╭─ Record extracts
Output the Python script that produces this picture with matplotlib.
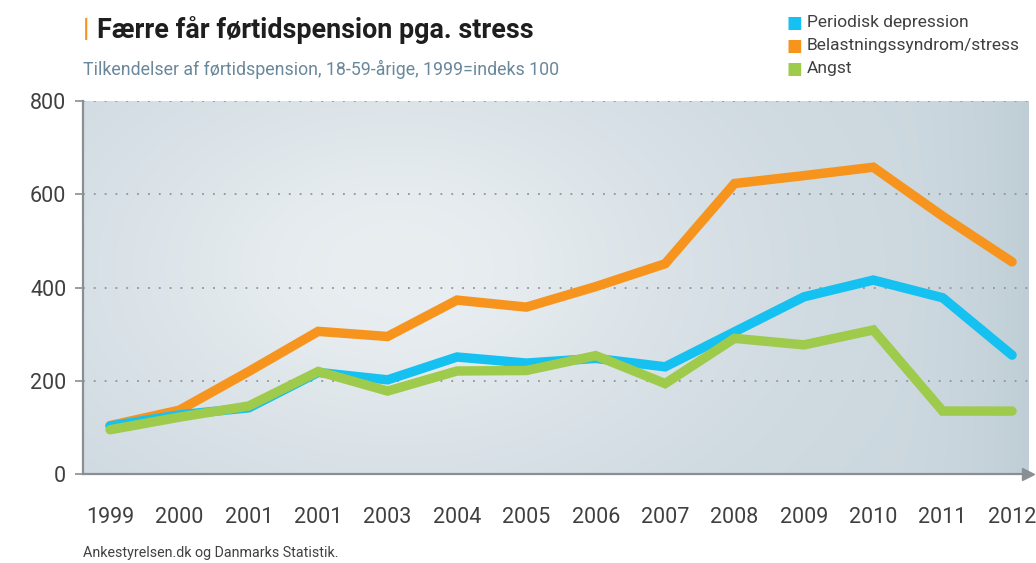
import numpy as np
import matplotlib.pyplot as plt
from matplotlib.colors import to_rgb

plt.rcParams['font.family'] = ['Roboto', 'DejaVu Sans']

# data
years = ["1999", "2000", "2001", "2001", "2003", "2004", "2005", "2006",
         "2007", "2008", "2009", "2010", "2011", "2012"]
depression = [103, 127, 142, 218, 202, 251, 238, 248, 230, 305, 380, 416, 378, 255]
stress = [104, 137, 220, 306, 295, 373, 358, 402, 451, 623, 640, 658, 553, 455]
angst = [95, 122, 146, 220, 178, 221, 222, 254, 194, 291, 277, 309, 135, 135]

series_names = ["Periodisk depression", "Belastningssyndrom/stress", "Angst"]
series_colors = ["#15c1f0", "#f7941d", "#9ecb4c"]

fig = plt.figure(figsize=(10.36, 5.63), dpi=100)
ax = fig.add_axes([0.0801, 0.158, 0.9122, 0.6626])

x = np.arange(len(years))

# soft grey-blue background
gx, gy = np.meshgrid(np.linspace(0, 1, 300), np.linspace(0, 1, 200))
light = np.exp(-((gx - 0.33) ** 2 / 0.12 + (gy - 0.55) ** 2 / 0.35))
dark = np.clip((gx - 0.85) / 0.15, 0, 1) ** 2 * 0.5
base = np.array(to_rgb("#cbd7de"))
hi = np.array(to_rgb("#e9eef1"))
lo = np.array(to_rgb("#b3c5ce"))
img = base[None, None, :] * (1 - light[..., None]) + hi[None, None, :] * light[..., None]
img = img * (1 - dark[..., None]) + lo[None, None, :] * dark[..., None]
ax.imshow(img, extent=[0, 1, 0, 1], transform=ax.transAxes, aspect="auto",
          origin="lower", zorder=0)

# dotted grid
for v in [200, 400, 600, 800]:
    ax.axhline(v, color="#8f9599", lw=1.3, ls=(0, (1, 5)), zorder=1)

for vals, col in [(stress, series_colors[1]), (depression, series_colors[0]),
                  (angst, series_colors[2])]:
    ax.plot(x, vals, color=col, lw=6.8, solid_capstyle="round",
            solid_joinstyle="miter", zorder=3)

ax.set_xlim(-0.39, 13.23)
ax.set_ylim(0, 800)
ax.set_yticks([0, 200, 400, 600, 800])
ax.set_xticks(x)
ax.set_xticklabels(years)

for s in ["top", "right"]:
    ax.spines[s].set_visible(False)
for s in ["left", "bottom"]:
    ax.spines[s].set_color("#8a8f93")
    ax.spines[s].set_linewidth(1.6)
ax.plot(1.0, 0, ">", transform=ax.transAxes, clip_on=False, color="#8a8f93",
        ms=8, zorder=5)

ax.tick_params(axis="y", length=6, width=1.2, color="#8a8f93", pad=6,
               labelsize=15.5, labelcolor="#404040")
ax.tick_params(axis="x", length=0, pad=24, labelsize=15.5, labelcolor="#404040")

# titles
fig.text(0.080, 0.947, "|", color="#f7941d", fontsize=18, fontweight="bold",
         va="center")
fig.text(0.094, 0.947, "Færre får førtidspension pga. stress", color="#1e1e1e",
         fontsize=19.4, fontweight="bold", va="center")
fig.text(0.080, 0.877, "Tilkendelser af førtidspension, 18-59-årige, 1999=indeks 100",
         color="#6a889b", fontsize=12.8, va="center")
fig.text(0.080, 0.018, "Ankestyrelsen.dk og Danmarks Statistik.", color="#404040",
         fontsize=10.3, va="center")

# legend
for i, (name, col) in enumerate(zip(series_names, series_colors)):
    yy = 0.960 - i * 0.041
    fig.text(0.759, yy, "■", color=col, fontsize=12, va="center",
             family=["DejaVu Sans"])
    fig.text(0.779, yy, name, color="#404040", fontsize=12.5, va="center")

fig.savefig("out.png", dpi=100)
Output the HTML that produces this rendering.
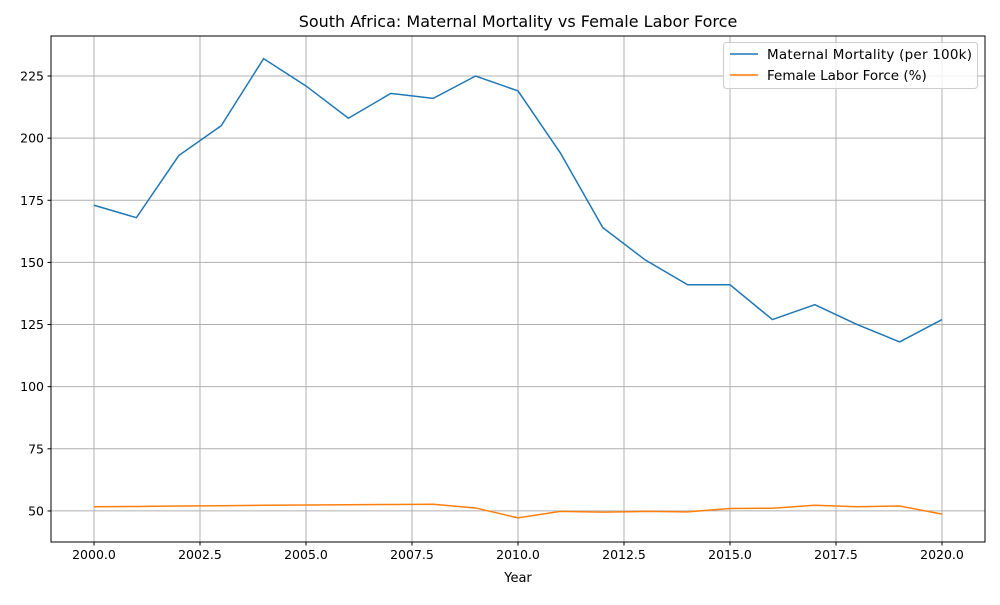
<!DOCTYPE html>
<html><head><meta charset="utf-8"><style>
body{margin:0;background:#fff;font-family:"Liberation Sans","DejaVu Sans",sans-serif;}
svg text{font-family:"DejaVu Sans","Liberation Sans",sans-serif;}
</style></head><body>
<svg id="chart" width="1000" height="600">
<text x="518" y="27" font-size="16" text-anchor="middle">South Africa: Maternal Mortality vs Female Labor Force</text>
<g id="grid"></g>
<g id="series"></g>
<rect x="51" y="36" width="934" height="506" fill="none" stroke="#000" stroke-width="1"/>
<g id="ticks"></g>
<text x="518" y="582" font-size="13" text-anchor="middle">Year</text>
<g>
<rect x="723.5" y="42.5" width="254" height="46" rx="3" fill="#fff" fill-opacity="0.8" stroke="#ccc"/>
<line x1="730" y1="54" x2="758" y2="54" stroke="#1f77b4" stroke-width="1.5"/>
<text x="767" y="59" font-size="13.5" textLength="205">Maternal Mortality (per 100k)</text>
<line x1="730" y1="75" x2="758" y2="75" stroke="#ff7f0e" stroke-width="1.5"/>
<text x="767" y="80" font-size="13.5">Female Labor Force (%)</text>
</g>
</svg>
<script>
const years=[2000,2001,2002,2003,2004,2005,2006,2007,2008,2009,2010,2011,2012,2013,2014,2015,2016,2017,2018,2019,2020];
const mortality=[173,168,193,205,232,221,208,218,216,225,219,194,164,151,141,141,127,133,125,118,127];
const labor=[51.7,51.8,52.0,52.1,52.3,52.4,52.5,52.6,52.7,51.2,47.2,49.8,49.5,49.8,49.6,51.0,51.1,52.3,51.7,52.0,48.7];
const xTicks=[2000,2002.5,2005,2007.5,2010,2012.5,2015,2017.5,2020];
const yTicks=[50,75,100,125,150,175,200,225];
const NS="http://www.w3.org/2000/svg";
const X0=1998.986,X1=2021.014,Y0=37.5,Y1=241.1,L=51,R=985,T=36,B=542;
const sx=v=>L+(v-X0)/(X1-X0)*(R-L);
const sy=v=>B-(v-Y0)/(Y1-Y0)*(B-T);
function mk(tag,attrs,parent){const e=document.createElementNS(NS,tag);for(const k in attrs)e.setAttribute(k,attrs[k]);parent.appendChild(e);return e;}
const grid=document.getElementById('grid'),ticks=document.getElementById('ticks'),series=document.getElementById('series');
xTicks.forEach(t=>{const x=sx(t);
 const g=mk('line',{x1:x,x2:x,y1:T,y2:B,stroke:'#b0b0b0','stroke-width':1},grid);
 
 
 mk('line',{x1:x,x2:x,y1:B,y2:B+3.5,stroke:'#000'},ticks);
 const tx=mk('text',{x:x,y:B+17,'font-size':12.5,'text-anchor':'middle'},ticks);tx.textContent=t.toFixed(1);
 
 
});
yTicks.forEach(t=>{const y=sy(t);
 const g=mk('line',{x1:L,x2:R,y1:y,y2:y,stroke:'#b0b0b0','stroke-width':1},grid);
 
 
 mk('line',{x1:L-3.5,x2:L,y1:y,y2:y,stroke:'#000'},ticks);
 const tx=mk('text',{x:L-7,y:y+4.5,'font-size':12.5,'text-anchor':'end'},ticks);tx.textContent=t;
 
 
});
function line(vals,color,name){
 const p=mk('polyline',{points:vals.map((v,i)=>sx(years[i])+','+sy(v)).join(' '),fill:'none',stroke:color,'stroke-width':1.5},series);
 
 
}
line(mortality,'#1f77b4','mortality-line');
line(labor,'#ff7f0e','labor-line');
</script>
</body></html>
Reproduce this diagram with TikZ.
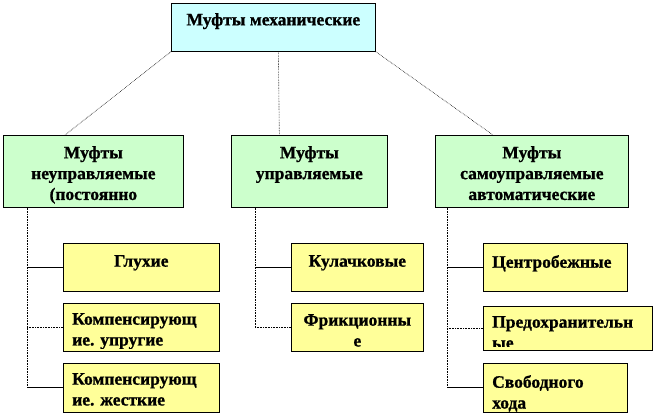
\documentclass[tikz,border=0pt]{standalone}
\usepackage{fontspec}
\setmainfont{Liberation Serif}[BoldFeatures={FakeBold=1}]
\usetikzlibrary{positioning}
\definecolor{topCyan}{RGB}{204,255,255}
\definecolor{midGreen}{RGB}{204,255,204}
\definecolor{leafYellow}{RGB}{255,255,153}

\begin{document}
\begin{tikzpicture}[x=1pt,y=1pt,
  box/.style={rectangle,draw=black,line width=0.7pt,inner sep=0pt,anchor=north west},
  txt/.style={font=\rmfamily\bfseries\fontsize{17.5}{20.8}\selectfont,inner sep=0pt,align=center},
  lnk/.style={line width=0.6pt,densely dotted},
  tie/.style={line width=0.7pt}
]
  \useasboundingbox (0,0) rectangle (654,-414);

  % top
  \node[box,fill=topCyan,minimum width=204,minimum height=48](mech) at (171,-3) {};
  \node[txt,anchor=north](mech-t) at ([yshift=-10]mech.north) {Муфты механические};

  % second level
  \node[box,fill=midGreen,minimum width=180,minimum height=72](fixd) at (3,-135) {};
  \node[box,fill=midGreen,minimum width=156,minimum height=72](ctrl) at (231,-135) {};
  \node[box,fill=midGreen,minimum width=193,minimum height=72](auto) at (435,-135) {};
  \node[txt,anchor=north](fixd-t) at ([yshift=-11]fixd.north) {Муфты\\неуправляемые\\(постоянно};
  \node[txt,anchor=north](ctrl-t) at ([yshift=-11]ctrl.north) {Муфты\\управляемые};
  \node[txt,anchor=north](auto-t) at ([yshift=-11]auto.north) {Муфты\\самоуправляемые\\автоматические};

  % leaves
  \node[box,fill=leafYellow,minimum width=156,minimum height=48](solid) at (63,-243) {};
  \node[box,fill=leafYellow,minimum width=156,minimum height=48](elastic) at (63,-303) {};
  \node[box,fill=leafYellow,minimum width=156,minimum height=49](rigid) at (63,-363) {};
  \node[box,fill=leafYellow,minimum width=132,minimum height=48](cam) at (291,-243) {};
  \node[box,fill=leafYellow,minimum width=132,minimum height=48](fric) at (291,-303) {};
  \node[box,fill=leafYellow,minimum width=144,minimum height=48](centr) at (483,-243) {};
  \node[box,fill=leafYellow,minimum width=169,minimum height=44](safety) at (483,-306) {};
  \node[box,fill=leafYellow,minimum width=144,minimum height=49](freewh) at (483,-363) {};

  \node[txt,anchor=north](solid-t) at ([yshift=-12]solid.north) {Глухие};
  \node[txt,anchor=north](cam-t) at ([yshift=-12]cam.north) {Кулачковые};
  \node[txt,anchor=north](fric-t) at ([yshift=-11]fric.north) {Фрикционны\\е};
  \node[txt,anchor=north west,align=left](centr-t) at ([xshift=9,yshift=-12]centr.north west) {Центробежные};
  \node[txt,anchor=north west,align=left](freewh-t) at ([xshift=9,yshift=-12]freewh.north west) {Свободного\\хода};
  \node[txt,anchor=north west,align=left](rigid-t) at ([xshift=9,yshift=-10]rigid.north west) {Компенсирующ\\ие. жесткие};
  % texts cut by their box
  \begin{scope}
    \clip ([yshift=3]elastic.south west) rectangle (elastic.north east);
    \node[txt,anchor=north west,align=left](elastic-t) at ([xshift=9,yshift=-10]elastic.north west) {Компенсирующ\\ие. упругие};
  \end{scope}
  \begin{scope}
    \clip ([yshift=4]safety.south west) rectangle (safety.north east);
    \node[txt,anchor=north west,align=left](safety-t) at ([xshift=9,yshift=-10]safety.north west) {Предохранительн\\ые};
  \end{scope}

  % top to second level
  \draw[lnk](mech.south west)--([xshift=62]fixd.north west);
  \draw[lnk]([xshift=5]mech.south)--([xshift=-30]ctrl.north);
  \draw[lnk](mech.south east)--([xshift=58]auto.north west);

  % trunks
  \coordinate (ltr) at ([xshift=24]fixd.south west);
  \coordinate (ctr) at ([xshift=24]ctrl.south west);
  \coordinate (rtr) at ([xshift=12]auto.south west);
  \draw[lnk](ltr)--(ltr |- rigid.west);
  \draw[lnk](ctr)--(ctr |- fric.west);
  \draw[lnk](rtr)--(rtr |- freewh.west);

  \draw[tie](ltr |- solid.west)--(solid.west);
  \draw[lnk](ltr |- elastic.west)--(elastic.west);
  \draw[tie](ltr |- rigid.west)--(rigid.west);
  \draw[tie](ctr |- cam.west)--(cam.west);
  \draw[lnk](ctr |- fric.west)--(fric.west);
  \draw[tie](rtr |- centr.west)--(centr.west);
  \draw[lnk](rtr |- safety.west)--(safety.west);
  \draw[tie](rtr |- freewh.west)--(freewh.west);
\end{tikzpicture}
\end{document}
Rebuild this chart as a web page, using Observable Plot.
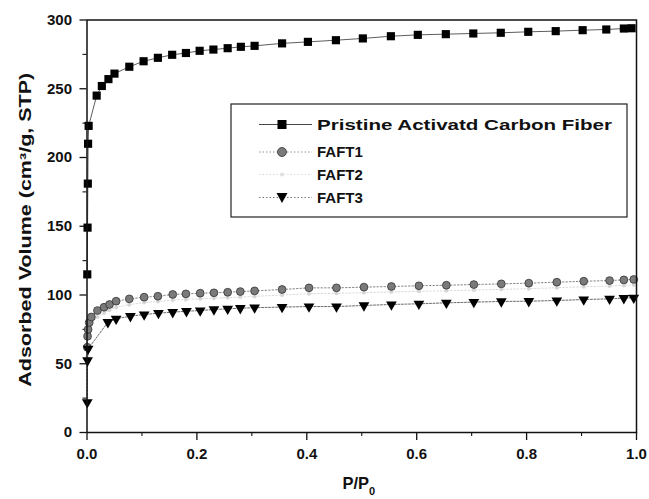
╰─
> **Written instruction**: Restate each line from the start of the listing through the line bearing "plt.rcParams['font.family'] = ['Roboto', 'DejaVu" word for word. Drop the pictures.

> **Response to this exercise**:
Output the Python script that produces this picture with matplotlib.
import numpy as np
import matplotlib.pyplot as plt
from matplotlib.colors import to_rgb

plt.rcParams['font.family'] = ['Roboto', 'DejaVu Sans']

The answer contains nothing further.